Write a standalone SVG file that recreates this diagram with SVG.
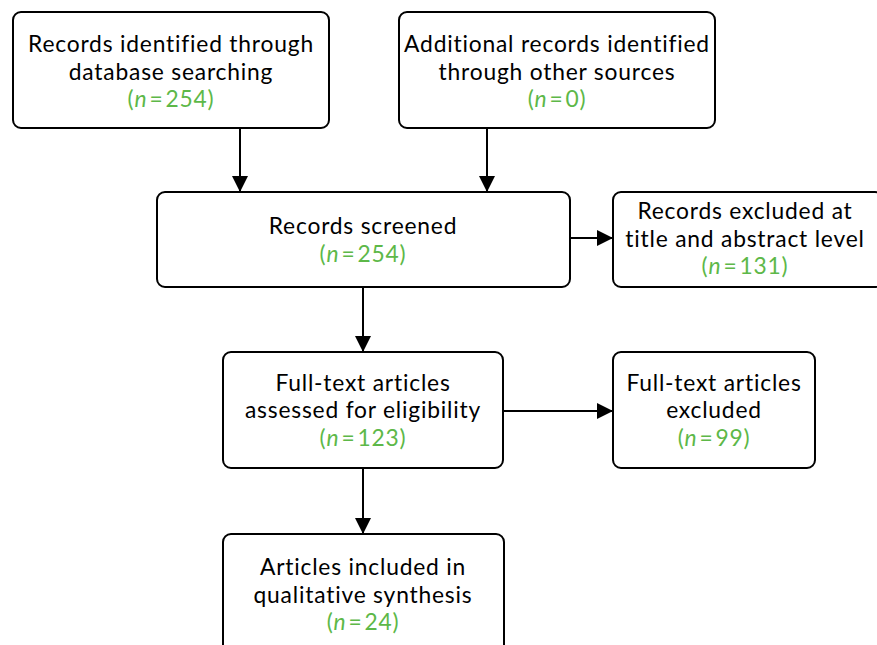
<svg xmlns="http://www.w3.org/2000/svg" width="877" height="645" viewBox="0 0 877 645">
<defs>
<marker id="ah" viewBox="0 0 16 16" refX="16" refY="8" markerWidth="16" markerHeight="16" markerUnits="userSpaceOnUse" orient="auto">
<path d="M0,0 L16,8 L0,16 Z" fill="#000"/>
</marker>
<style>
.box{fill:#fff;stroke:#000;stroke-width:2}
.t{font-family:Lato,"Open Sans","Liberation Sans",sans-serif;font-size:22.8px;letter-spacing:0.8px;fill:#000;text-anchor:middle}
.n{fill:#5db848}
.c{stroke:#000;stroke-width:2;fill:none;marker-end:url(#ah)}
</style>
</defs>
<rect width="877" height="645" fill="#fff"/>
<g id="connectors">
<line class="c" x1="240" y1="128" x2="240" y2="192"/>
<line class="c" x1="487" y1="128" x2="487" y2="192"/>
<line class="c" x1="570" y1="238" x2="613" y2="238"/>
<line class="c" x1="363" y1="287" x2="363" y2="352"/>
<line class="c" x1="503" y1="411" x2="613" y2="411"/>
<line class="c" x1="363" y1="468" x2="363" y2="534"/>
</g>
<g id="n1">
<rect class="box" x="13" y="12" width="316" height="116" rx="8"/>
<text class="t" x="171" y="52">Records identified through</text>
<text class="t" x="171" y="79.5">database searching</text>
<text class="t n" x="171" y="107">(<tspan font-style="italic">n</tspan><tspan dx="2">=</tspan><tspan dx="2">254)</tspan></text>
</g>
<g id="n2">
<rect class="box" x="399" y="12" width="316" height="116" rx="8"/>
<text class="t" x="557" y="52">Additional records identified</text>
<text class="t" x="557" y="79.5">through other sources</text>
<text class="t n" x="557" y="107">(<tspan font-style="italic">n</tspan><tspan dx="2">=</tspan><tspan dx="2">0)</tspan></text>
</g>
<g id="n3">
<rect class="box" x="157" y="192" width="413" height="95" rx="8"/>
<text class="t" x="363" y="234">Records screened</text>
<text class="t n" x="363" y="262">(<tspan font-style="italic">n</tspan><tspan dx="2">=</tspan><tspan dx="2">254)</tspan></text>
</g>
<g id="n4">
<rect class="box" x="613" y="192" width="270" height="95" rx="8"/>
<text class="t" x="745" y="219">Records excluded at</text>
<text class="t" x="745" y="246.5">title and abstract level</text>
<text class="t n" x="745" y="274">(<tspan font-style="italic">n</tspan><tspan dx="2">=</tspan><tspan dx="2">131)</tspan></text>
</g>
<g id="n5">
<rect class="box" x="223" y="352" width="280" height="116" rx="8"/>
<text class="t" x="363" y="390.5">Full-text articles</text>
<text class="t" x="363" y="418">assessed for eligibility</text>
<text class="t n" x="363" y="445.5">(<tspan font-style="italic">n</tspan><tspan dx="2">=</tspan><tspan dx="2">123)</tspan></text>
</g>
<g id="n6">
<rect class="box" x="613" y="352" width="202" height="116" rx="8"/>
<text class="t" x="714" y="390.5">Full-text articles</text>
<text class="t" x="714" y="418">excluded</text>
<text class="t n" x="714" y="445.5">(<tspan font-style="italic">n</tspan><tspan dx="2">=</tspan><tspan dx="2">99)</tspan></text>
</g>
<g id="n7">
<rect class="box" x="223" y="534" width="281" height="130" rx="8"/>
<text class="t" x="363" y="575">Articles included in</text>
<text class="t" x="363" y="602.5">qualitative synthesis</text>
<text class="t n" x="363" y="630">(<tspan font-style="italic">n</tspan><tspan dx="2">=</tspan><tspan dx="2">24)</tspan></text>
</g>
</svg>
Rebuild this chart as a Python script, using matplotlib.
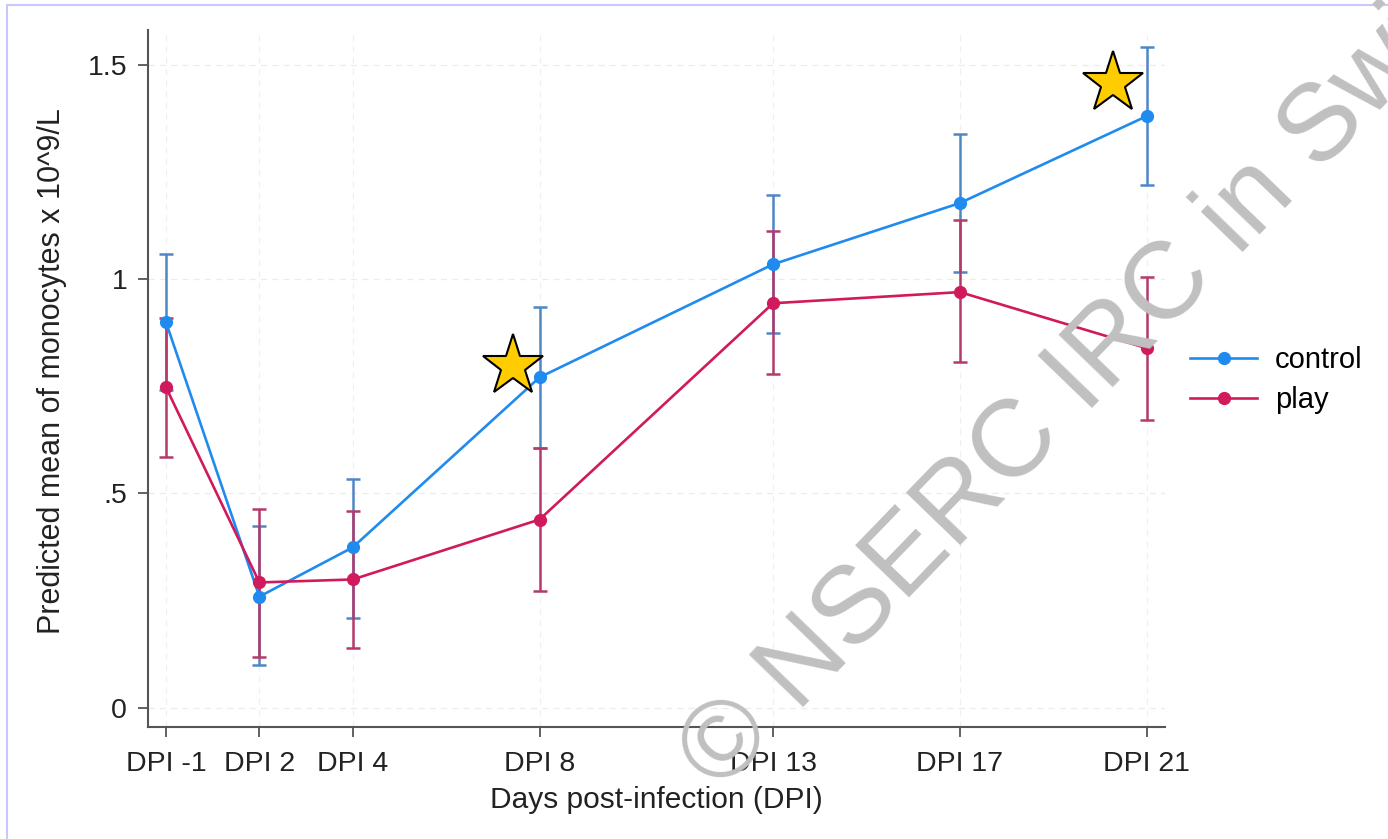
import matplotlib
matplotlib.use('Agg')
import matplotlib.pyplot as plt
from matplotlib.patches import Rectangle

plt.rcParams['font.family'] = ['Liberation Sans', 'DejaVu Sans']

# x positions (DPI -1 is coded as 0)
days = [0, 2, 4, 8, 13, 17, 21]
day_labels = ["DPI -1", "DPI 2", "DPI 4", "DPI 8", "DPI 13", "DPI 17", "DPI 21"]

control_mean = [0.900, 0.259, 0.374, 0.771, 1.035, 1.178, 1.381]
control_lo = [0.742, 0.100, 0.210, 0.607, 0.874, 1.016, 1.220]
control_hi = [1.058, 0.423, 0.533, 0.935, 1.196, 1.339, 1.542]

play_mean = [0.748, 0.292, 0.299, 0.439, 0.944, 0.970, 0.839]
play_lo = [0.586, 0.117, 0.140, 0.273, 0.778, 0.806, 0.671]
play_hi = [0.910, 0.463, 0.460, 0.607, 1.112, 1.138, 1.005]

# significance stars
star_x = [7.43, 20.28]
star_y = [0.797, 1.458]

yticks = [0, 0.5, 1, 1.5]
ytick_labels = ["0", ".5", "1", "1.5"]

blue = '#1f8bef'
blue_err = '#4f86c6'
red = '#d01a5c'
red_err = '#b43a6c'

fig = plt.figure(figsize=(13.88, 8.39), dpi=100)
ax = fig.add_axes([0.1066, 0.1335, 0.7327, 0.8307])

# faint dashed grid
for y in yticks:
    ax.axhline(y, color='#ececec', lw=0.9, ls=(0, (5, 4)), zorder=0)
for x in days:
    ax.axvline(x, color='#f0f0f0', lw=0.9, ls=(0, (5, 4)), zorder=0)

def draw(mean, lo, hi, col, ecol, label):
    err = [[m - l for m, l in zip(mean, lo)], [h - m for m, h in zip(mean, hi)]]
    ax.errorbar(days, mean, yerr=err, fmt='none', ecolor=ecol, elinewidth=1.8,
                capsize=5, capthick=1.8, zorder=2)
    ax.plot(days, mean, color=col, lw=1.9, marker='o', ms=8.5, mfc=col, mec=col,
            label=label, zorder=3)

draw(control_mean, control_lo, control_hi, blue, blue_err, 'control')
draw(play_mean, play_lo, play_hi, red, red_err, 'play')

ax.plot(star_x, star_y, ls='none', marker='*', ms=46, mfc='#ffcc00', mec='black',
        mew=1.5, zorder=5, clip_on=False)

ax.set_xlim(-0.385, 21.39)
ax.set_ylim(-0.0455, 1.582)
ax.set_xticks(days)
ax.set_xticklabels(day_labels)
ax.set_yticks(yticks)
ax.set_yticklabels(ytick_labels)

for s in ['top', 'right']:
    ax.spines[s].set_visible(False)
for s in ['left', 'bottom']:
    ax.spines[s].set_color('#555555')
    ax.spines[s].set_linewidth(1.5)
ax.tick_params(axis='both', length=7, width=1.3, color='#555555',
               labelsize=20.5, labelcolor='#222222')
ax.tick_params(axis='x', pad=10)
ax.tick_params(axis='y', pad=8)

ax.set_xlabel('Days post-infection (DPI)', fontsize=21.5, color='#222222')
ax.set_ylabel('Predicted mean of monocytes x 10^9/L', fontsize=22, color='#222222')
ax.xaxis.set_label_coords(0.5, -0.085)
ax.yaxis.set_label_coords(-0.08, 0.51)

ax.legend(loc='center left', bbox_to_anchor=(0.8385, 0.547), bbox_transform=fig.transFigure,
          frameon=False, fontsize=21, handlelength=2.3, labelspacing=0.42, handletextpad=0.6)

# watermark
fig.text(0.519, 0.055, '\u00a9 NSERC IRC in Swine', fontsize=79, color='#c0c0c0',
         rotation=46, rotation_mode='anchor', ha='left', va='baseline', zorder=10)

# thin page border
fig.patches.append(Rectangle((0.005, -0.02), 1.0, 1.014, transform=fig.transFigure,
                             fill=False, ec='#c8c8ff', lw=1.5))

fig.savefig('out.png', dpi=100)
==
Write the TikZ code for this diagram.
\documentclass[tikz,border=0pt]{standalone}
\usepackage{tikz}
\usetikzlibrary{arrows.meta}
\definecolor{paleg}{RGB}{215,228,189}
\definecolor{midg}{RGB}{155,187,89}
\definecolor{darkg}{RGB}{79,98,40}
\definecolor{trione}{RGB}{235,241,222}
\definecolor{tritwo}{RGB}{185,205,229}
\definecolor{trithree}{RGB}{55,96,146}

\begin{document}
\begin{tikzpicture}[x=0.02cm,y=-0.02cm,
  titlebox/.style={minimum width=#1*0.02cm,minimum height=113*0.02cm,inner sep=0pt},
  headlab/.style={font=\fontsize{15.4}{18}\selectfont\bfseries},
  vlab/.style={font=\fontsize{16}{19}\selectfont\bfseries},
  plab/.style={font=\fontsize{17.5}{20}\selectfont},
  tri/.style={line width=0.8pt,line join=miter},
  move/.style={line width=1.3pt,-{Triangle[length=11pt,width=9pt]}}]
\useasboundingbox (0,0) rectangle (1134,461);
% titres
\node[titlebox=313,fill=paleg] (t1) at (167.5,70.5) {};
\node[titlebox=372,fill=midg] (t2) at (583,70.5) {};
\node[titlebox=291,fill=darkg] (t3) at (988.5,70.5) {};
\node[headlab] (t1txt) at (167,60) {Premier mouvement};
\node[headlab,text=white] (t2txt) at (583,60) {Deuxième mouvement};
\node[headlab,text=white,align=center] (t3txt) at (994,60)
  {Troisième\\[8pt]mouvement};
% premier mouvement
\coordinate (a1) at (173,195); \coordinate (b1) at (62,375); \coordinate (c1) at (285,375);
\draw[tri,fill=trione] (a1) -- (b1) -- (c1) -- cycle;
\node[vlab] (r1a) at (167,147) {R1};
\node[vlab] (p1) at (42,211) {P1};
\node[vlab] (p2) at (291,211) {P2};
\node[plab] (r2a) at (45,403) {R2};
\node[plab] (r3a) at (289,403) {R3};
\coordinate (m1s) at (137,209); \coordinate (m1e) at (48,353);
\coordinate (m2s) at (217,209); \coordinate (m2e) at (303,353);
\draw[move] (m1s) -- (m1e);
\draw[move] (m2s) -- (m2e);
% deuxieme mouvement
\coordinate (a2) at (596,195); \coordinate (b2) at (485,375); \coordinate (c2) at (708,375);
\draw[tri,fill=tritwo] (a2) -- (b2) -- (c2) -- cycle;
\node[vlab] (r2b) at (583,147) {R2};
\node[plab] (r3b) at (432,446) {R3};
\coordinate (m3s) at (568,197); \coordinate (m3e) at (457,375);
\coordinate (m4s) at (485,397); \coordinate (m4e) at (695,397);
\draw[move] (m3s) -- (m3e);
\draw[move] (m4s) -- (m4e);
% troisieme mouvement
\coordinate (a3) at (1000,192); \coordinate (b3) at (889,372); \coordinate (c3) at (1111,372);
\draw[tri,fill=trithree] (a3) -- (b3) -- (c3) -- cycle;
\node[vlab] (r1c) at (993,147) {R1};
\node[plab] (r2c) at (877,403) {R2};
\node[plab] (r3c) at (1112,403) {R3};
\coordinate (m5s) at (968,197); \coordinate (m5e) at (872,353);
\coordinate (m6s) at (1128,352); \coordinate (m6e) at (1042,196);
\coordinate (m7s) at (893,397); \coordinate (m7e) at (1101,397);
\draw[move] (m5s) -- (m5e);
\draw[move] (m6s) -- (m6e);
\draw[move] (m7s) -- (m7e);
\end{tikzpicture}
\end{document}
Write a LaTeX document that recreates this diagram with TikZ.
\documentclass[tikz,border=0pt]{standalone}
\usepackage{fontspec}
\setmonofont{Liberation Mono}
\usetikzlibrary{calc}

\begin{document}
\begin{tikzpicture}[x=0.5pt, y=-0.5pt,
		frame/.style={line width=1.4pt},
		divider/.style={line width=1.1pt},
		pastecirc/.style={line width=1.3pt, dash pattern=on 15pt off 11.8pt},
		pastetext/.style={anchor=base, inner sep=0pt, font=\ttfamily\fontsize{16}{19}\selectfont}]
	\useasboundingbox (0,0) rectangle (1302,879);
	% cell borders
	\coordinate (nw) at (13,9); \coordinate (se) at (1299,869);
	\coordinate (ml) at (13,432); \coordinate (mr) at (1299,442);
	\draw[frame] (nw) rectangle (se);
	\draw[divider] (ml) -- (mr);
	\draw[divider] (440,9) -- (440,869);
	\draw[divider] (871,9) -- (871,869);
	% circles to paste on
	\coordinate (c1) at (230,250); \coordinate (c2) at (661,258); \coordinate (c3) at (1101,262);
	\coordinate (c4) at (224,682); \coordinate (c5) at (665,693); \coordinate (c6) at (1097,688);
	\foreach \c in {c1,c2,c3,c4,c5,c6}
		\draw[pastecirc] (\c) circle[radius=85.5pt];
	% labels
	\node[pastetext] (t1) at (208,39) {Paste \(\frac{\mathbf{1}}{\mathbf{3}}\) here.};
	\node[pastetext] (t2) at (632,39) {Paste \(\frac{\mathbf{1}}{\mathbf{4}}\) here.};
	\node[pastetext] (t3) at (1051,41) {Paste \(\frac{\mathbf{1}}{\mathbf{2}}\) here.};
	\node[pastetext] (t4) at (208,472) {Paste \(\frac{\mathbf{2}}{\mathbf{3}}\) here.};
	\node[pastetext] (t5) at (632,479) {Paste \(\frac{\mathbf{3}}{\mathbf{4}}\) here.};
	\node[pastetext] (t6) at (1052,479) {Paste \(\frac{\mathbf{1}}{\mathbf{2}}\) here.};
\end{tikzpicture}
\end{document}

Task brief: Locate the word "with" in the records above, and return each line that has it.

Solution to the exercise:
Write a standalone SVG file that recreates this diagram with SVG.
Write a LaTeX document that recreates this diagram with TikZ.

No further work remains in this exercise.